Après 45 ans, le jeune patron doit quitter le cocon J.-D. Les quadras et les quinquas qui n’avaient pas embrassé les carrières consulaires ou politiques étaient orphelins de club et de rencontre jusqu’à ce que Pierre Bellon invente les Clubs Apm, Association progrès du management. C’était il y a 17 ans, ils sont aujourd’hui 170 en France dont 6 dans les Bouches-du-Rhône. Le principe est simple : vous prenez une quinzaine de managers, vous les enfermez pendant une journée (dix fois par an) avec un consultant de bon niveau, vous agitez, vous laissez discuter dans un cadre convivial et vous produisez de la formation et bientôt de l’auto-formation car l’échange d’expérience, devient le vrai moteur de ces clubs patronaux. Restaient les cadres dirigeants. Pour eux, à l’initiative de l’Apm ont été créés les groupes Germe, Groupe d’entraînement et de réflexion au management des entreprises. Deux groupes sont actifs dans les Bouches-du-Rhône. Les principes de travail sont les mêmes que ceux de l’Apm, mais avec le souci de coller aux problèmes concrets de l’équipe dirigeante : délégation, décision, négociation, création, imagination, éthique, sont à l’ordre du jour.

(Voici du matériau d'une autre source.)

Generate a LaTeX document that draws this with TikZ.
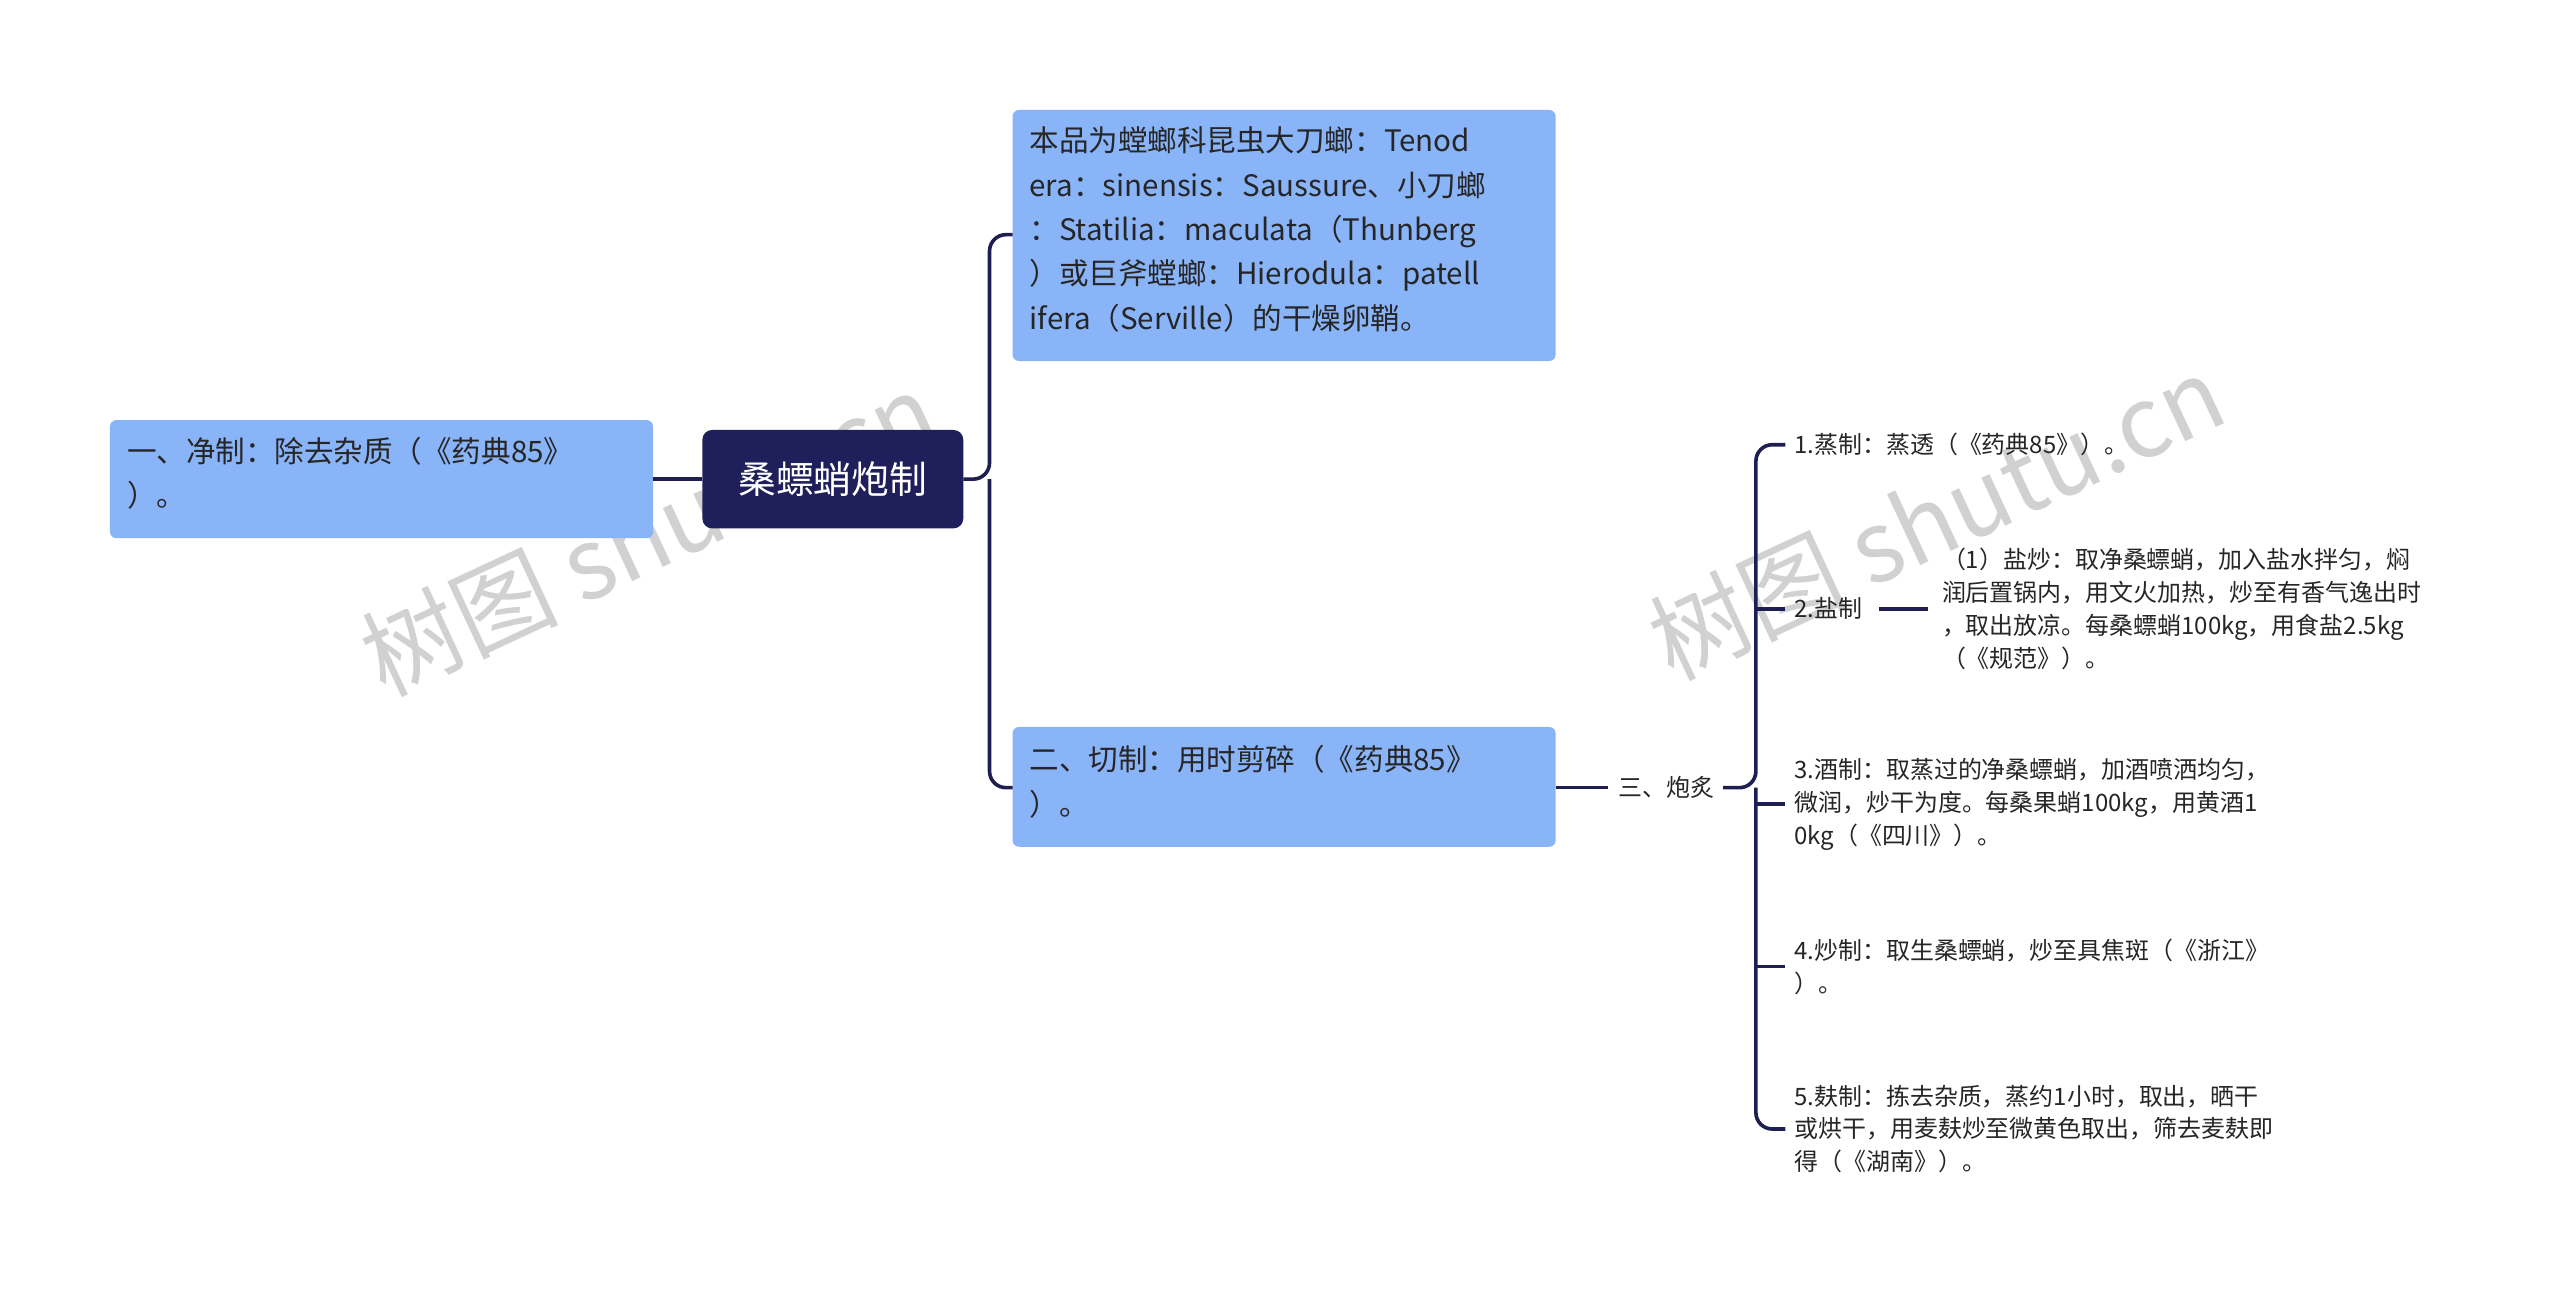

Ces réseaux ne sont naturellement pas les seuls. Les syndicats de branches, chimie, métallurgie, bâtiment… sont très vivaces. Des regroupements comme la Céfim Communauté économique et financière méditerranéenne, le Mouvement français pour la qualité, l’Institut méditerranéen de l’eau, constituent des opportunités de rencontre autour du métier. Enfin, à condition d’y avoir étudié, les associations d’anciens élèves de Sciences po Aix, de l’IAE, de l’Institut d’administration des entreprises d’Aix et des Sup. de co de Marseille et Nice sont très vivaces.